▶ _LISTED RECORDS_
** start **

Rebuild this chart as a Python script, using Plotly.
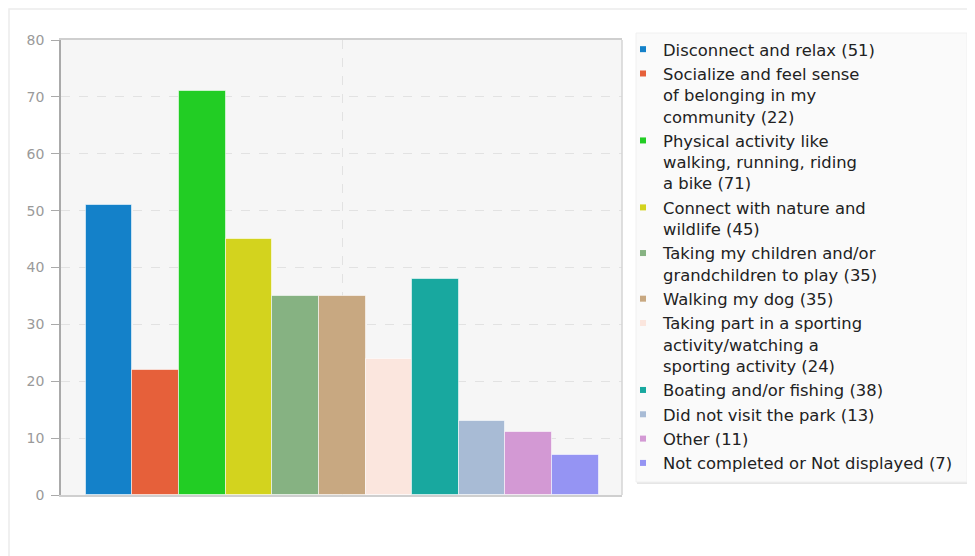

** end **
** start **

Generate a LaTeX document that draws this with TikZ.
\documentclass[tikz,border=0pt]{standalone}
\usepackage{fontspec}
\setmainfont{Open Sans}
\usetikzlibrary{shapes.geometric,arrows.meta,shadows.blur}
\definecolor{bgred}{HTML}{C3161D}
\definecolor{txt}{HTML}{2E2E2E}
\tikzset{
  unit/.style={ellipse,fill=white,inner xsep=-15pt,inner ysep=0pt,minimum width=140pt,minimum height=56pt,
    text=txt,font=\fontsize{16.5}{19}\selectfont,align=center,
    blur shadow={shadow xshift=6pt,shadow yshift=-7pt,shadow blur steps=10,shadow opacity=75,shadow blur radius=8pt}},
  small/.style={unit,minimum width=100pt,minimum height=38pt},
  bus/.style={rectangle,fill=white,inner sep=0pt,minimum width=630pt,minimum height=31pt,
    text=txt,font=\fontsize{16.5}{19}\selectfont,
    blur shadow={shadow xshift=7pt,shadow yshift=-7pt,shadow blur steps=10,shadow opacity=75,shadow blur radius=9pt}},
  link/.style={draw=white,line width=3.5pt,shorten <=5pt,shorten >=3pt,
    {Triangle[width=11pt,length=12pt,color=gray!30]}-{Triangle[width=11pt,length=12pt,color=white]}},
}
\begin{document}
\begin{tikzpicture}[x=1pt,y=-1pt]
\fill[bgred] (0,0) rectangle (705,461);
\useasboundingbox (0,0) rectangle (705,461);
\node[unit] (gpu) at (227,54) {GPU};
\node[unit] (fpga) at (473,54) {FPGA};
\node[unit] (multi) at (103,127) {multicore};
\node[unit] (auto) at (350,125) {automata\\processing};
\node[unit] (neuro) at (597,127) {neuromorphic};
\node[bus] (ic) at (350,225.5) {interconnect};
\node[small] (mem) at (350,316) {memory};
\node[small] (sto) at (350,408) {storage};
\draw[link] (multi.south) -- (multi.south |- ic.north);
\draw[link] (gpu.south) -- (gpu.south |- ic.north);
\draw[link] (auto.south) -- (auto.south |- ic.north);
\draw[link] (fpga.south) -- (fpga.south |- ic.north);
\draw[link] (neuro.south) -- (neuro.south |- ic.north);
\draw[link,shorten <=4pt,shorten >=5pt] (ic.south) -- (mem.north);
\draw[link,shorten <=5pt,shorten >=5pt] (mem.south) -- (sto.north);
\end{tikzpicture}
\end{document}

** end **

▶ _WORK TO COMPLETE_
Using the entries above, return each line in which the word "this" occurs.

▶ _ANSWER TO THE TASK_
Rebuild this chart as a Python script, using Plotly.
Generate a LaTeX document that draws this with TikZ.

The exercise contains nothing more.